I'm trying to evaluate performance of a metric learning model. The model that takes labelled image inputs and maps them to vectors on an N-dimensional unit sphere. The goal of the model is to map images to vectors such that same-labelled images map to vectors that are close together by dot product, and such that different-labelled images map to vectors that are far apart by dot product.
To evaluate the performance of this model, I'm running the model over a corpus of held-out data, and I'm interested in quantile statistics on the distribution of dot products between pairs of output vectors. Questions of interest are things like:
- What is the threshold $t$ such that 99% of equal-labelled pairs of vectors have a dot product greater than $t$?
- What is the threshold $t$ such that 99% of unequal-labelled pairs of vectors have a dot product less than $t$?
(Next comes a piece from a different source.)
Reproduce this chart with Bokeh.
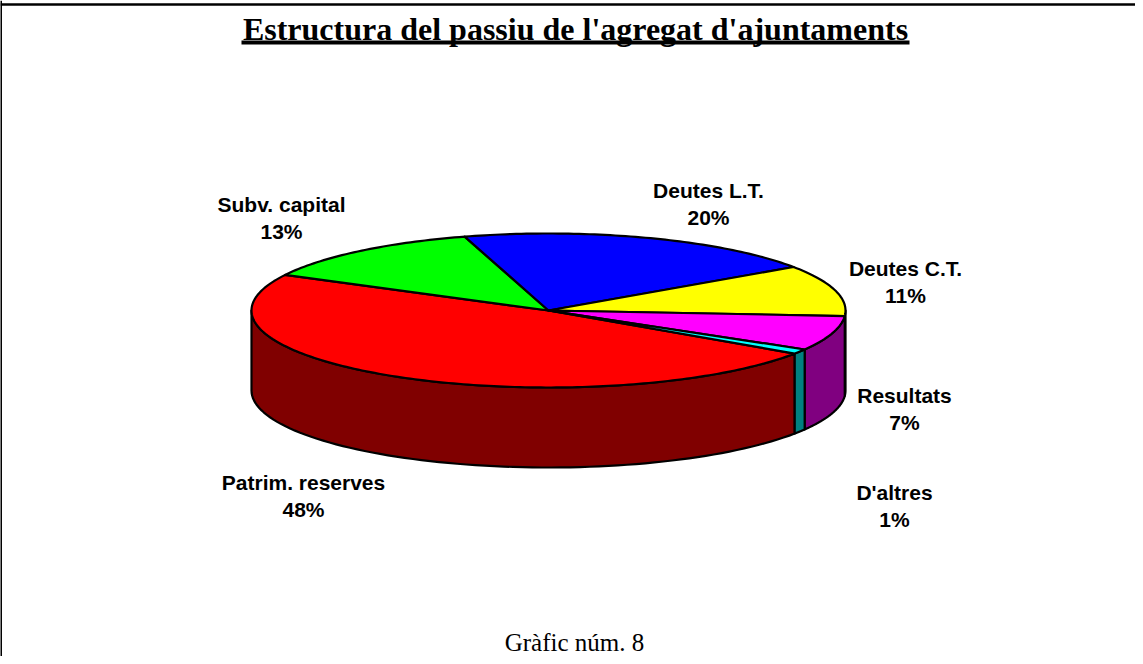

My evaluation dataset is small enough that I can directly compute dot products for all matching pairs of inputs, but there are enough non-matching pairs of inputs that it's very expensive to compute dot products for all non-matching pairs. Instead, for non-matches I'm estimating by taking a random sample from the space of non-matching pairs. This obviously introduces some error, but that's acceptable as long as the error bounds are well-understood. The problem is that it's not clear how to choose an appropriate sample size, nor is it clear how to characterize the error bounds for a given sample size.
Thus, my main question is this: If I want to estimate a quantile $q$ of a population by taking a sample of size $N$, is there a simple way to compute $N$ such that my quantile estimate is within a desired error bound? Alternatively, is there a better way to estimate (error bounds of) quantile statistics via sampling?
For my specific application, it seems likely that there are ways to take advantage of the specific structure of the samples (e.g., the fact that they're dot products between pairs of vectors from a well-known set). I'm interested in answers that take advantage of that structure, but I'm also interested in the more general question of how to think about estimating quantile statistics from an unknown distribution.